╭─ Records provided
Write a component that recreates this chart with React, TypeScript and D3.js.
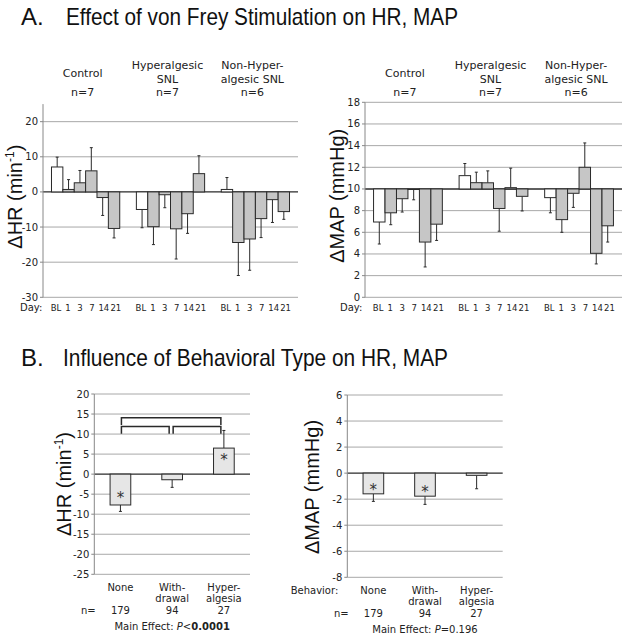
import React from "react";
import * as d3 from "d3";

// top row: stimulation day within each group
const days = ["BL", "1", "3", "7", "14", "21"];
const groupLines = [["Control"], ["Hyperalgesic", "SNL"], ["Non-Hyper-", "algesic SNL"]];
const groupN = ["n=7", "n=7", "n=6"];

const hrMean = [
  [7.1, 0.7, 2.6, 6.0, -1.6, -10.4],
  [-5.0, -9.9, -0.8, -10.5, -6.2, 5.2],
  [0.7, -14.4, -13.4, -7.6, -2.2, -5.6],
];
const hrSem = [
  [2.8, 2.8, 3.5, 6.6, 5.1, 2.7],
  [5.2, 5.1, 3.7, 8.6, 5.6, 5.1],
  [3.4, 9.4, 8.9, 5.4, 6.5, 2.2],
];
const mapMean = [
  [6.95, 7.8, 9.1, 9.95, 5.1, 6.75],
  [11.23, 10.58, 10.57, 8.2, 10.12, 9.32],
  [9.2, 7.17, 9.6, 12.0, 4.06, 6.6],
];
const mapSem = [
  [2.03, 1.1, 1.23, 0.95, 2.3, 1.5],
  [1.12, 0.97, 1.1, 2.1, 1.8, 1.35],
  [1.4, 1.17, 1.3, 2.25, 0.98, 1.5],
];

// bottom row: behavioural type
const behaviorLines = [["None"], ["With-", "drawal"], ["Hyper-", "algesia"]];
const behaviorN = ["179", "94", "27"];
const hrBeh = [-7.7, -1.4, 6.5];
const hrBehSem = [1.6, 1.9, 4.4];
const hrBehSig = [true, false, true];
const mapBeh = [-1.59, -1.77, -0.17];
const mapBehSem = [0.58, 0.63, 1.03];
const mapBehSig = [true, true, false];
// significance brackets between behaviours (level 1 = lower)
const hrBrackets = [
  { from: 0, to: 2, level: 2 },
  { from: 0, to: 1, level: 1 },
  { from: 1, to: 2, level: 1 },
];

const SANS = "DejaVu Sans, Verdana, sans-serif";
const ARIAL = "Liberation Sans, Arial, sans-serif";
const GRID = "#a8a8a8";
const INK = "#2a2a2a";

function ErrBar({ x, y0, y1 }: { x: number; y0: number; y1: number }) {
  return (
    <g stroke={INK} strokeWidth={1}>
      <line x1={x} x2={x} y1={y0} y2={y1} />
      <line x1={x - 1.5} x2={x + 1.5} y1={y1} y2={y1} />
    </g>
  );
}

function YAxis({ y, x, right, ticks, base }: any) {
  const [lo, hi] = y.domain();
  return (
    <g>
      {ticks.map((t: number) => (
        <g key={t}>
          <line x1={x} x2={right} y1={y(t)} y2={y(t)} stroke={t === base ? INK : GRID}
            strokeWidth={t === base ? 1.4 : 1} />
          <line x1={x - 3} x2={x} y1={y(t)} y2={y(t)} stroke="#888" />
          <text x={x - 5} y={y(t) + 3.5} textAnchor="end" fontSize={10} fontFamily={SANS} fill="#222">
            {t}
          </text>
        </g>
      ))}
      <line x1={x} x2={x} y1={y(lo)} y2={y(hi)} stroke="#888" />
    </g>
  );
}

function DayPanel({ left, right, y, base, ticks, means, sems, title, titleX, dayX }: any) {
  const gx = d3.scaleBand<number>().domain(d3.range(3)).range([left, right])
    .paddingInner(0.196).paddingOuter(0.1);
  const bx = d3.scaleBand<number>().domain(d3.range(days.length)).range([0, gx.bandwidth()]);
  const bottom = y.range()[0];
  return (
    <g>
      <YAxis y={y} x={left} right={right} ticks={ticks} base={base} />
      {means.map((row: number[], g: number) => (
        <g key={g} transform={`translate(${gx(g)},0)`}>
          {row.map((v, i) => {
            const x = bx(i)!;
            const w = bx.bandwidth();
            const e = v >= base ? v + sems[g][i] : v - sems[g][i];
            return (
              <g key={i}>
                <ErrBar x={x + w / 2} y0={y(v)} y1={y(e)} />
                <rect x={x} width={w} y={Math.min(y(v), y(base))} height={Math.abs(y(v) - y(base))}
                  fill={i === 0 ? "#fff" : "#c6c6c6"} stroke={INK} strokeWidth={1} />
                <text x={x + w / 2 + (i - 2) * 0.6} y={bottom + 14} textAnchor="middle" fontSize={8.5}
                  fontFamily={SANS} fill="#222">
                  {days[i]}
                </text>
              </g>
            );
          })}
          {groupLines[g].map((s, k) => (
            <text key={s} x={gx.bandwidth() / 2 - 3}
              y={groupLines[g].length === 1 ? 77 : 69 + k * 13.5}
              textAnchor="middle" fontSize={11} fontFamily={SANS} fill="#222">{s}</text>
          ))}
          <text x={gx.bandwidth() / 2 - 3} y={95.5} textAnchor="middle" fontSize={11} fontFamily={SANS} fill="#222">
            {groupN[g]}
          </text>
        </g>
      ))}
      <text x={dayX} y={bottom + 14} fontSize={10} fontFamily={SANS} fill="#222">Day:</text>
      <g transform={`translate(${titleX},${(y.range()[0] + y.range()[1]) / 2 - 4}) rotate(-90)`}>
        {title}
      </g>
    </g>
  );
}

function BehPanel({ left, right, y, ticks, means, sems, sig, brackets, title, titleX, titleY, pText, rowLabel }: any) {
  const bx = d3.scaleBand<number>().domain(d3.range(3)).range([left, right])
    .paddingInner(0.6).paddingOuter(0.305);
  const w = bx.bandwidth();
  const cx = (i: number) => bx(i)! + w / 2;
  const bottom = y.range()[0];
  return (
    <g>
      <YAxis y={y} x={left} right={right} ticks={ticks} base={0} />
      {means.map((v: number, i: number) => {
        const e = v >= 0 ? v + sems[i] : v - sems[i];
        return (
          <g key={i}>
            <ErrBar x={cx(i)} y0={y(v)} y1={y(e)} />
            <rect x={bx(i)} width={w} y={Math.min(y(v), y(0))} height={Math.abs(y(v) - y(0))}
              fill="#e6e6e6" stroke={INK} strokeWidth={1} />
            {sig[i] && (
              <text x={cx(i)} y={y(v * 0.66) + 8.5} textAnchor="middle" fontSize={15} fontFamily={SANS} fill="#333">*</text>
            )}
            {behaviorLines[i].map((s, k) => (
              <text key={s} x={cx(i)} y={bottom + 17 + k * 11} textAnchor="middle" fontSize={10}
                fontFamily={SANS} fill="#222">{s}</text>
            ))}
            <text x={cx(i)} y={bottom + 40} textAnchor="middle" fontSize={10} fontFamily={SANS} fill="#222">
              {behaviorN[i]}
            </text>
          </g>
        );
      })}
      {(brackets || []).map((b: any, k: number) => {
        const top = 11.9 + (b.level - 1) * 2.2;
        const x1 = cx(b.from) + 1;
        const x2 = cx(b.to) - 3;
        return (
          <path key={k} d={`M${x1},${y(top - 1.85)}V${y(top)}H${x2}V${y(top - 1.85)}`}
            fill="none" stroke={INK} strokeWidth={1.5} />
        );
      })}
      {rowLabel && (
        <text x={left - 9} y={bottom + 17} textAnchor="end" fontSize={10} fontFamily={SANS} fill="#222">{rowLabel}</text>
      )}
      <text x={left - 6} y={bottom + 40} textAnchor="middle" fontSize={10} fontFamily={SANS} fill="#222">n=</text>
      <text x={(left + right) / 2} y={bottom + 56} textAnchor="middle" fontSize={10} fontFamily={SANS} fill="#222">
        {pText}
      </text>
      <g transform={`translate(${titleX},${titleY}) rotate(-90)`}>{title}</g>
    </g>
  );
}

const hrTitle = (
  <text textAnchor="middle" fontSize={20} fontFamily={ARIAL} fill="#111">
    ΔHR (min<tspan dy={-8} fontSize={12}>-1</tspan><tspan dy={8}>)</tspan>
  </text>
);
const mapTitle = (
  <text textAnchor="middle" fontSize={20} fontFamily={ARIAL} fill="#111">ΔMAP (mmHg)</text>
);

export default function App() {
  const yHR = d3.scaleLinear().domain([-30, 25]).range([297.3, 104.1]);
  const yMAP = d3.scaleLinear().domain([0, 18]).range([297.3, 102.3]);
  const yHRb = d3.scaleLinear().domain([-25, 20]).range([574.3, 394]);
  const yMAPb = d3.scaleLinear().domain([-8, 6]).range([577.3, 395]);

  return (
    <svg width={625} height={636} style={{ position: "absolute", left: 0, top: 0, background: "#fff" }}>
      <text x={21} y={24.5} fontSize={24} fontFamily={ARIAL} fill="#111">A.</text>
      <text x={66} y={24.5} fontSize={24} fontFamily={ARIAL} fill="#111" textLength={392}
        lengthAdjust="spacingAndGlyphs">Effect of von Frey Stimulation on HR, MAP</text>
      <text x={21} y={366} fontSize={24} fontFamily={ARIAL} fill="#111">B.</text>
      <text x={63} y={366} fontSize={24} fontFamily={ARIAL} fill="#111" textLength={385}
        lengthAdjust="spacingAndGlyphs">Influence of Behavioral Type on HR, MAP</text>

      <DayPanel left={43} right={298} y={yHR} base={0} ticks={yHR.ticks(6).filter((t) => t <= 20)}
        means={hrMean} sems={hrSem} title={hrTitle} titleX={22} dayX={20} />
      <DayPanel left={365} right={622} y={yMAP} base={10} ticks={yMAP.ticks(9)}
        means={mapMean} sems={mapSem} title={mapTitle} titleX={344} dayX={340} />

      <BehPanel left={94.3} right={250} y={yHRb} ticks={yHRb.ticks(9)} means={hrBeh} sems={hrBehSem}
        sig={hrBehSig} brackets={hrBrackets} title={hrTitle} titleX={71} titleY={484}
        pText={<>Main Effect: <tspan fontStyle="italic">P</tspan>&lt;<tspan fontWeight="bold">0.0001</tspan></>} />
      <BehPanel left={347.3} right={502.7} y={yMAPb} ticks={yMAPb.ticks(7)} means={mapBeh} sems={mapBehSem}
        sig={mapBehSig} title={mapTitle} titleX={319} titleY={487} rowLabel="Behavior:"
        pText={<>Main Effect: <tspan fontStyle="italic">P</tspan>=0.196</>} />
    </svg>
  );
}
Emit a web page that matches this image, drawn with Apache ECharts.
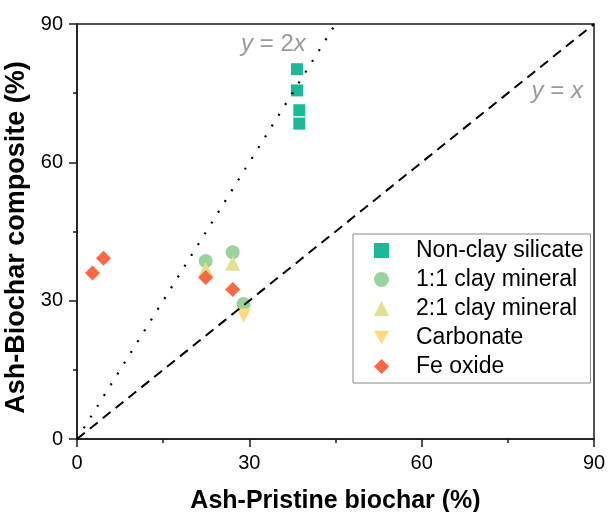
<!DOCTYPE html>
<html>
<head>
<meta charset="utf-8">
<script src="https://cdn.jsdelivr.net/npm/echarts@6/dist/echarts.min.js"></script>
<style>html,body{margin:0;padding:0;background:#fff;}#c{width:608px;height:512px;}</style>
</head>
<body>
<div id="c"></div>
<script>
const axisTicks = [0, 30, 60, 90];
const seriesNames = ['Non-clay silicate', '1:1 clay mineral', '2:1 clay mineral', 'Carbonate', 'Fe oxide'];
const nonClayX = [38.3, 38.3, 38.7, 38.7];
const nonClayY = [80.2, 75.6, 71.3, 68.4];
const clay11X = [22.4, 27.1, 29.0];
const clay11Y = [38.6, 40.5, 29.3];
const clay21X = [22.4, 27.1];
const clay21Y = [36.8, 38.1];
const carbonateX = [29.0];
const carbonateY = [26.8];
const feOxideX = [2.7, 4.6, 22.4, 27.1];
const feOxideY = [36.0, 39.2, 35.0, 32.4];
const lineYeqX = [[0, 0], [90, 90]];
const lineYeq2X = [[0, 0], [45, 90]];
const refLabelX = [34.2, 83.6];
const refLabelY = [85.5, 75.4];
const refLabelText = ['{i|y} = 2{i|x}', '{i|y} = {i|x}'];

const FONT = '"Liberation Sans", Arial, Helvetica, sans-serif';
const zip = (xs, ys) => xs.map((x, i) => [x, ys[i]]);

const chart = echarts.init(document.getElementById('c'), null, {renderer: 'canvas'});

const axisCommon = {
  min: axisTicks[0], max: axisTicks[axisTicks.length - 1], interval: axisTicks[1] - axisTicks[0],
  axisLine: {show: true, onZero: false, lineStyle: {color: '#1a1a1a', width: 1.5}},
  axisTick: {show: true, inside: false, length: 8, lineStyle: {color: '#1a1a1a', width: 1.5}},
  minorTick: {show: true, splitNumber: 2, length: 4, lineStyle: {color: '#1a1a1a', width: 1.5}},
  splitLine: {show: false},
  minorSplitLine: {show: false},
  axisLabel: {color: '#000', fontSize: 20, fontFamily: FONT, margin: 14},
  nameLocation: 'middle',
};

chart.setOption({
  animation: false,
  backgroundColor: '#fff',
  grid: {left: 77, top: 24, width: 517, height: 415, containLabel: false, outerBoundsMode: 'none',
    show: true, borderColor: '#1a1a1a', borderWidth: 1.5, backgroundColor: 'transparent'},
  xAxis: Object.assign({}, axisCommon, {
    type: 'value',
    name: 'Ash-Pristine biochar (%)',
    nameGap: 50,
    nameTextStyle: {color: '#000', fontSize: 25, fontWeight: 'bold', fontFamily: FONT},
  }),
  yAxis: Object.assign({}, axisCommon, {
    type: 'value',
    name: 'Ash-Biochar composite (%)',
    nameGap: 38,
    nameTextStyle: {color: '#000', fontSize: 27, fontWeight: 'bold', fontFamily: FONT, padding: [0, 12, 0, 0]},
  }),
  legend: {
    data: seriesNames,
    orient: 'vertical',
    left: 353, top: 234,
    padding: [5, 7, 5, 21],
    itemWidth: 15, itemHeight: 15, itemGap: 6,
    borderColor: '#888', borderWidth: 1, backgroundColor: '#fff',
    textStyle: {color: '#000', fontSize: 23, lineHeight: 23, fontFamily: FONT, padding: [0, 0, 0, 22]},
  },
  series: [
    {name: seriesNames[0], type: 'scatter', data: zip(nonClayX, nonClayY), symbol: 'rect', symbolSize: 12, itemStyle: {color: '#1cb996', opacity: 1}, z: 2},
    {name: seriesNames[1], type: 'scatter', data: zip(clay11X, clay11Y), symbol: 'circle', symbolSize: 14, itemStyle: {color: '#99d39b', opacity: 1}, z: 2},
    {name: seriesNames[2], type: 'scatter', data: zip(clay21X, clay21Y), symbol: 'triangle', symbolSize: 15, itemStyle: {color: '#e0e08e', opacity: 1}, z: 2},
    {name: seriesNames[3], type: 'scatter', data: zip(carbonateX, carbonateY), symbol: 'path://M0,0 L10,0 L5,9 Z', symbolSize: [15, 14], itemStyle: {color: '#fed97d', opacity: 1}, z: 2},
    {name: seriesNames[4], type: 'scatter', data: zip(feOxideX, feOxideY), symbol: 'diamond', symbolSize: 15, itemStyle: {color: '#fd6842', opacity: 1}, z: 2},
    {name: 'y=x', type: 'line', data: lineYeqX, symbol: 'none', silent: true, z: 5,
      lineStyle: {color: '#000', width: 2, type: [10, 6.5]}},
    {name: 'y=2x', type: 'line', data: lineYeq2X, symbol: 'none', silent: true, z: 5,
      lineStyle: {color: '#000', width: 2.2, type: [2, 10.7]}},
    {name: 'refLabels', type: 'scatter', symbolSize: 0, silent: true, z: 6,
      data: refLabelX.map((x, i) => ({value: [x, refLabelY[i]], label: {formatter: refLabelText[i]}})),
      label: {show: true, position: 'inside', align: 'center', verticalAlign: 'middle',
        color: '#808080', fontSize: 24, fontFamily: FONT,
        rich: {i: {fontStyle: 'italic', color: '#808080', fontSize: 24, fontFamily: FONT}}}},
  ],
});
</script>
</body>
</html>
╰─
--- Given instruction ---
Isolate the lines that hold the word "this" and copy all of them.

--- Exercise response ---
Write a component that recreates this chart with React, TypeScript and D3.js.
Emit a web page that matches this image, drawn with Apache ECharts.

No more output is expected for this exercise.